Que faire ? Pour certains services d’aide à domicile, le travail à faire est un travail de longue haleine. Il faut fidéliser les aides à domicile et les personnes aidées ! Les services d’aides à domicile qui sont les plus victimes de pertes d’heures invisibles sont dans la fatalité du fait d’une exigence croissante des personnes aidées et de leurs aidants naturels. La réalité est plus prosaïque : les services d’aide à domicile doivent travailler sur les plus profonds respects possibles des habitudes de vie et des capacités des personnes aidées.
Les attitudes des responsables de secteur et des intervenants faites de « phrases-clé » expliquent plus le métier que les documents de bonnes pratiques laissés aux domiciles et rarement lus. Prenons exemple simple : quand une aide à domicile demande à une personne aidée (devenue dépendante) avant de réaliser une action de lavage d’un sol : « Quelle quantité de produit utilisiez-vous ? », elle rentre dans une logique d’attention et peut ainsi éviter des micros-insatisfactions et par conséquent des pertes invisibles d’heures. Les bénéfices en terme de qualité de vie pour les usagers et leur fidélisation au service passe par ce type de comportements extrêmement concrets.

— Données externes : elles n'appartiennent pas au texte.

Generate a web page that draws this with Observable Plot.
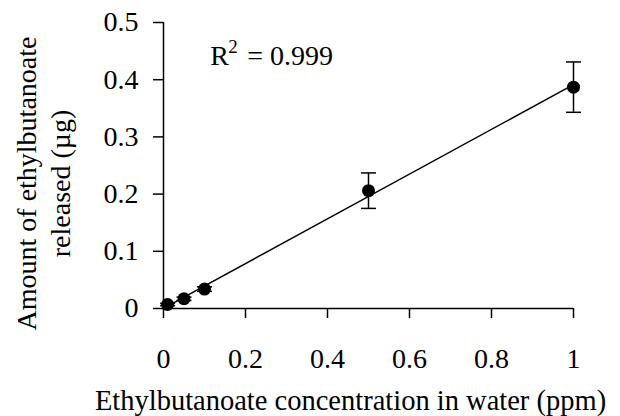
<!DOCTYPE html>
<html><head><meta charset="utf-8">
<script src="https://cdn.jsdelivr.net/npm/d3@7"></script>
<script src="https://cdn.jsdelivr.net/npm/@observablehq/plot@0.6"></script>
<style>body{margin:0;background:#fff}</style>
</head><body><div id="chart"></div>
<script>
const concentration = [0.01, 0.05, 0.1, 0.5, 1];
const amount = [0.007, 0.017, 0.034, 0.206, 0.387];
const sd = [0.002, 0.003, 0.004, 0.031, 0.044];
const xTicks = [0, 0.2, 0.4, 0.6, 0.8, 1];
const yTicks = [0, 0.1, 0.2, 0.3, 0.4, 0.5];
const xTitle = "Ethylbutanoate concentration in water (ppm)";
const yTitle = "Amount of ethylbutanoate\nreleased (µg)";
const r2Label = {x: 0.114, y: 0.425, base: "R", sup: "2", rest: "= 0.999"};

const data = concentration.map((c, i) => ({x: c, y: amount[i], lo: amount[i] - sd[i], hi: amount[i] + sd[i]}));
const cap = {draw(ctx, size) { const w = Math.sqrt(size / Math.PI); ctx.moveTo(-w, 0); ctx.lineTo(w, 0); }};

const chart = Plot.plot({
  width: 620, height: 416,
  marginLeft: 163, marginRight: 47, marginTop: 22, marginBottom: 108,
  style: {fontFamily: "'Liberation Serif', 'Times New Roman', serif", fontSize: "28px", color: "black", background: "white"},
  x: {domain: [0, 1]},
  y: {domain: [0, 0.5]},
  marks: [
    Plot.axisX({ticks: xTicks, tickSize: 10, tickPadding: 30, tickFormat: d => String(d), label: null, strokeWidth: 1.5, fontSize: 28}),
    Plot.axisY({ticks: yTicks, tickSize: 10, tickPadding: 15, tickFormat: d => String(d), label: null, strokeWidth: 1.5, fontSize: 28}),
    Plot.ruleX([0], {strokeWidth: 1.5}),
    Plot.ruleY([0], {strokeWidth: 1.5}),
    Plot.linearRegressionY(data, {x: "x", y: "y", ci: 0, stroke: "black", strokeWidth: 1.5}),
    Plot.ruleX(data, {x: "x", y1: "lo", y2: "hi", strokeWidth: 1.5}),
    Plot.dot(data, {x: "x", y: "hi", symbol: cap, r: 7.5, stroke: "black", strokeWidth: 1.5}),
    Plot.dot(data, {x: "x", y: "lo", symbol: cap, r: 7.5, stroke: "black", strokeWidth: 1.5}),
    Plot.dot(data, {x: "x", y: "y", r: 6.5, fill: "black"}),
    Plot.text([r2Label], {x: "x", y: "y", text: "base", textAnchor: "start", lineAnchor: "bottom", fontSize: 28}),
    Plot.text([r2Label], {x: "x", y: "y", text: "sup", textAnchor: "start", lineAnchor: "bottom", fontSize: 19, dx: 18, dy: -12}),
    Plot.text([r2Label], {x: "x", y: "y", text: "rest", textAnchor: "start", lineAnchor: "bottom", fontSize: 28, dx: 37}),
    Plot.text([xTitle], {frameAnchor: "bottom", text: d => d, textAnchor: "middle", lineAnchor: "bottom", dy: 101, dx: -18, fontSize: 28.5}),
    Plot.text([yTitle], {frameAnchor: "left", text: d => d, textAnchor: "middle", rotate: -90, lineAnchor: "bottom", lineHeight: 1.21, dx: -94, dy: 18, fontSize: 28})
  ]
});
document.getElementById("chart").append(chart);
</script>
</body></html>
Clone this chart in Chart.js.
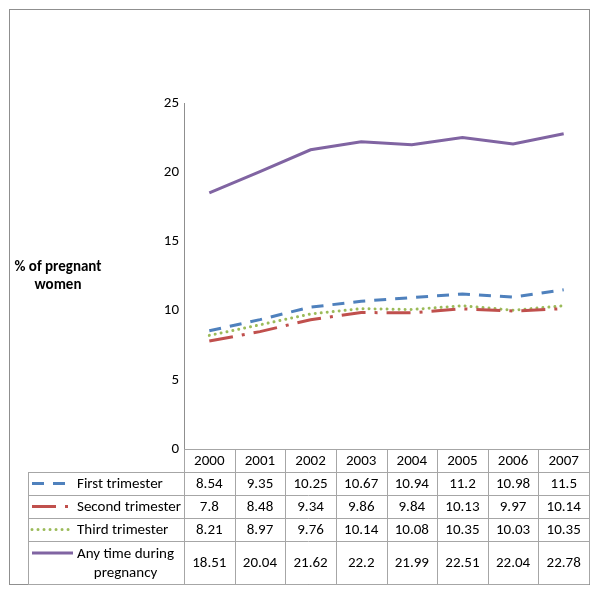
<!DOCTYPE html>
<html><head><meta charset="utf-8">
<script src="https://cdn.jsdelivr.net/npm/chart.js@4/dist/chart.umd.min.js"></script>
<style>html,body{margin:0;padding:0;background:#fff}canvas{display:block}</style>
</head><body>
<canvas id="c" width="600" height="600"></canvas>
<script>
const years = ['2000','2001','2002','2003','2004','2005','2006','2007'];
const firstTrimester = [8.54, 9.35, 10.25, 10.67, 10.94, 11.2, 10.98, 11.5];
const secondTrimester = [7.8, 8.48, 9.34, 9.86, 9.84, 10.13, 9.97, 10.14];
const thirdTrimester = [8.21, 8.97, 9.76, 10.14, 10.08, 10.35, 10.03, 10.35];
const anyTime = [18.51, 20.04, 21.62, 22.2, 21.99, 22.51, 22.04, 22.78];
const seriesNames = ['First trimester', 'Second trimester', 'Third trimester', 'Any time during pregnancy'];
const yTicks = [0, 5, 10, 15, 20, 25];
const yTitle = ['% of pregnant', 'women'];

const FONT = "Carlito, Lato, 'Open Sans', sans-serif";
const FS = 15;
const TEXT = '#000';
const GRID = '#a6a6a6';

const tablePlugin = {
  id: 'tablePlugin',
  beforeDraw(chart) {
    const ctx = chart.ctx;
    ctx.save();
    ctx.fillStyle = '#fff';
    ctx.fillRect(0, 0, chart.width, chart.height);
    ctx.restore();
  },
  afterDraw(chart) {
    const ctx = chart.ctx;
    const xs = chart.scales.x;
    const ca = chart.chartArea;
    const step = xs.getPixelForValue(1) - xs.getPixelForValue(0);
    const L = Math.round(ca.left), R = Math.round(ca.right);
    const legL = 28;
    const rows = [Math.round(ca.bottom), 472, 495, 518, 541, 584];
    ctx.save();
    // outer border
    ctx.strokeStyle = '#8f8f8f';
    ctx.lineWidth = 1;
    ctx.strokeRect(9.5, 9.5, R - 9, rows[5] - 9);
    // table lines
    ctx.strokeStyle = GRID;
    ctx.beginPath();
    ctx.moveTo(L, rows[0] + 0.5); ctx.lineTo(R, rows[0] + 0.5);
    for (let r = 1; r < rows.length; r++) {
      ctx.moveTo(legL, rows[r] + 0.5); ctx.lineTo(R, rows[r] + 0.5);
    }
    ctx.moveTo(legL + 0.5, rows[1]); ctx.lineTo(legL + 0.5, rows[5]);
    for (let i = 0; i <= years.length; i++) {
      const x = Math.round(L + i * step) + 0.5;
      ctx.moveTo(x, rows[0]); ctx.lineTo(x, rows[5]);
    }
    ctx.stroke();
    // header
    ctx.font = FS + 'px ' + FONT;
    ctx.fillStyle = TEXT;
    ctx.textAlign = 'center';
    ctx.textBaseline = 'middle';
    years.forEach((y, i) => {
      ctx.fillText(y, xs.getPixelForValue(i), (rows[0] + rows[1]) / 2 + 1);
    });
    // rows
    chart.data.datasets.forEach((ds, r) => {
      const yc = (rows[r + 1] + rows[r + 2]) / 2 + 1;
      ds.data.forEach((v, i) => {
        ctx.textAlign = 'center';
        ctx.fillText(String(v), xs.getPixelForValue(i), yc);
      });
      // legend sample
      ctx.save();
      ctx.strokeStyle = ds.borderColor;
      ctx.lineWidth = ds.borderWidth;
      ctx.lineCap = ds.borderCapStyle || 'butt';
      ctx.setLineDash(ds.borderDash || []);
      const ly = r === 3 ? 553 : yc - 1;
      ctx.beginPath();
      ctx.moveTo(32, ly); ctx.lineTo(73, ly);
      ctx.stroke();
      ctx.restore();
      // label
      const name = seriesNames[r];
      if (r === 3) {
        const l1 = 'Any time during', l2 = 'pregnancy';
        const w1 = ctx.measureText(l1).width;
        ctx.textAlign = 'left';
        ctx.fillText(l1, 77, 554);
        ctx.textAlign = 'center';
        ctx.fillText(l2, 77 + w1 / 2, 573);
      } else {
        ctx.textAlign = 'left';
        ctx.fillText(name, 77, yc);
      }
    });
    // y title
    ctx.font = 'bold ' + FS + 'px ' + FONT;
    ctx.textAlign = 'center';
    ctx.fillText(yTitle[0], 58, 267);
    ctx.fillText(yTitle[1], 58, 285);
    ctx.restore();
  }
};

new Chart(document.getElementById('c'), {
  type: 'line',
  data: {
    labels: years,
    datasets: [
      { label: seriesNames[0], data: firstTrimester, borderColor: '#4f81bd', borderWidth: 3, borderDash: [12, 9], borderCapStyle: 'butt' },
      { label: seriesNames[1], data: secondTrimester, borderColor: '#c0504d', borderWidth: 3, borderDash: [24, 9, 3, 9], borderCapStyle: 'butt' },
      { label: seriesNames[2], data: thirdTrimester, borderColor: '#9bbb59', borderWidth: 3, borderDash: [0.01, 6], borderCapStyle: 'round' },
      { label: seriesNames[3], data: anyTime, borderColor: '#8064a2', borderWidth: 3, borderCapStyle: 'butt' }
    ]
  },
  options: {
    responsive: false,
    animation: false,
    devicePixelRatio: 1,
    layout: { padding: { left: 0, top: 103, right: 11, bottom: 151 } },
    elements: { point: { radius: 0 }, line: { tension: 0 } },
    plugins: { legend: { display: false }, tooltip: { enabled: false } },
    scales: {
      x: {
        offset: true,
        grid: { display: false, drawTicks: false },
        ticks: { display: false },
        border: { display: false },
        afterFit(s) { s.height = 0; }
      },
      y: {
        min: 0, max: 25,
        afterBuildTicks(s) { s.ticks = yTicks.map(v => ({ value: v })); },
        ticks: { padding: 5, color: TEXT, font: { size: FS, family: FONT } },
        grid: { display: false, drawTicks: false },
        border: { display: true, color: '#8f8f8f', width: 1 },
        afterFit(s) { s.width = 184; }
      }
    }
  },
  plugins: [tablePlugin]
});
</script>
</body></html>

Ces pertes invisibles d’heures sont bien évidemment difficiles à quantifier mais, elles représentent certainement une perte de qualité de vie pour des personnes qui ne seront pas accompagnées comme elles l’auraient pu ou dû l’être, cela alors que tous les services assurent faire de la qualité, sans distinguer forcément la qualité des procédures administratives de la qualité des prestations. Entre les affichages des valeurs et leur mise en actions, les marges doivent être réduites. Avec des méthodes de travail adaptées, il est possible de réduire les micro-insatisfactions et les pertes invisibles d’heures. Tout cela passe par la sensibilisation des dirigeants à ce qui se passe dans les domiciles (l’attention aux liens des aides à domicile avec les personnes aidées) et par l’encadrement des équipes d’aide à domicile (formations à la méthodologie…).